Ratepayers would stump up about $200,000 for the solution by buying an historic strip of land on the river once owned by Aboriginal heritage icon Sam Isaacs.

But Section 18 Aboriginal clearance would be sought first, before comprehensive steps to rehabilitate the area allegedly damaged during premature construction in 2016.

The council committed to forming a working group featuring an uneasy alliance of vested interests, including the Friends of the Cape-to-Cape Track and local Wadandi traditional owners.

However, council newcomers Naomi Godden and deputy Shire president Julia Meldrum voted against the item during long-winded and messy proceedings.

“I don’t support the trail,” Cr Godden said

“I don’t have the full information I need.

“It’s not actually as clear cut as an ad in a newspaper or a petition,” she said.

“There are community members who don’t want this track to go ahead and I represent them. I am here to make sure their views are heard too.”

The pair sought to introduce amendments to Cr Townshend’s notion that failed to win support.

Cr Meldrum said the incomplete Nature Conservation Margaret River foreshore assessment made it impossible to support the original iteration of the diversion, the final version envisaged by Cr Townshend on Wednesday night as a “goat track”.

Crs Godden and Meldrum, with Crs Townshend and Mike Smart, triggered fury among Capes walkers last month by pausing the project to investigate an alternative connection through vineyards and rural properties which the Times understands proved impratical.

Councillors Peter Lane and Pauline McLeod praised the breakthrough, though Cr Lane detailed his environmental credentials at length – including key roles in the Yarragadee, 10 Mile Brook and Osmington coal mine community campaigns.

“I left that last meeting at Cowaramup more than a little upset,” he said.

“(The leading four councillors) said in essence those who were supporting the track were willing to damage the environment.”

Cr Lane also rejected aspersions about a similar lack of respect for local Noongars.
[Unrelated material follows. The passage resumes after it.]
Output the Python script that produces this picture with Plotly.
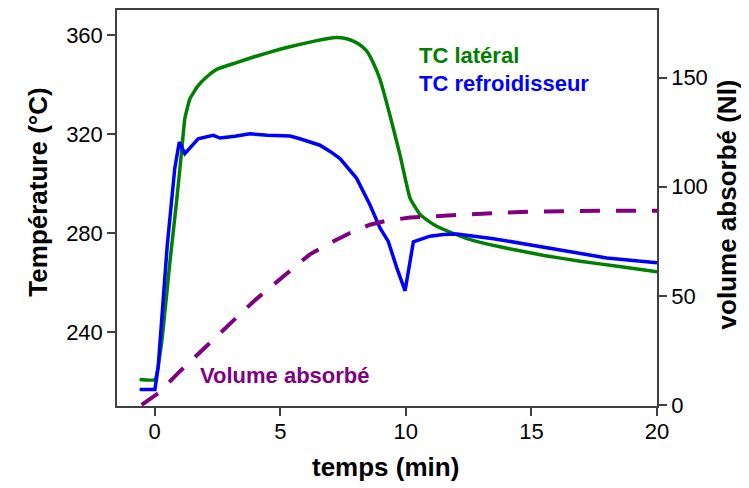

Cr Smart won boos from the crowd – with various factions applauding or muttering after every speaker on the night – when he noted some of the emails from the Friends “did have a racist tone to them, which is disappointing”.

A report was ordered from the independently-chaired working group by May.

Section 18 clearance would be sought for the remaining work, though instructions to rehabilitate allegedly damaged sections would also have to wait for Federal Aboriginal clearance.

A 900-signature petition calling for the track to be finished was also lodged at the meeting by Cr McLeod on behalf of the Friends and their supporters.

Outside the meeting, conservationists and track-walkers alike said the proposed working group would struggle to get up because of the recent acrimonious debate.

Cr Godden later flagged multiple notices of motion for the April 11 meeting,

including for the Shire to formally apologise to a wide array of WA Noongar groups for damage caused during the diversion’s construction.